Some of my dearest friends disagree with me on most everything, but our common ground is solid. Our love for our family. Our fundamental belief in doing and being good. Our appreciation for the life experience that made each of us who we are – and the respect that not all of it was easy. While we are each misguided, we are each well-intended. While we each may come to a seemingly idiotic conclusion, we were thoughtful in our approach to becoming so totally lost and out of touch. While we each are stubborn and dense – at times outlandishly stupid – we are or were once good enough to be loved by our mothers. And while they often sound selfish or controlling or arrogant or incomprehensibly self-deceived or just puppeting spin, I recognize that they probably hear me that way, as well, and, yet, we are both honest, hard-working and our lives are guided by our beliefs and moral values.

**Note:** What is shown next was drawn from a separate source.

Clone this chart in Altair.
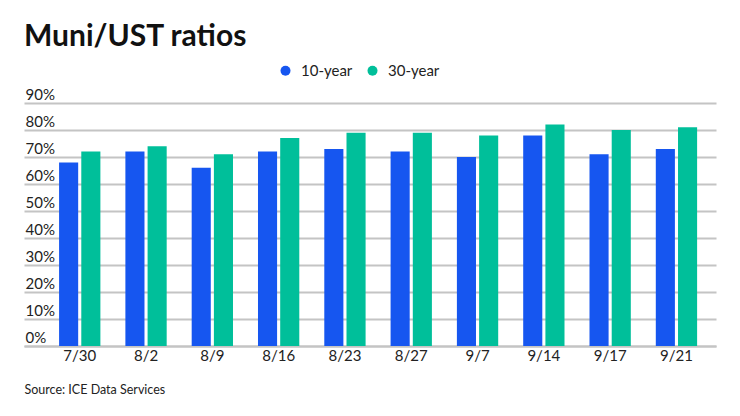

They may hate my politics, but we can laugh together at a good joke. They may hate my hair like I hate their guns, but I know deep, way deep, really really deep down, there is something redeeming about them and it is worth trying to understand and love. They may hate that I can make them mad as hell, but they know they can make me mad, too, and that we’ll get beyond it. And what provokes thought, often evokes understanding. They might prefer I have a different color skin or different color eyes or different sounding last name or go to a different place to worship if I did, but they also know that if I were just like them or they were just like me, we’d be bored to death. That, and talking to yourself is crazy.
As my then three year old grandson once said to me during a tense moment, “it’s just game.”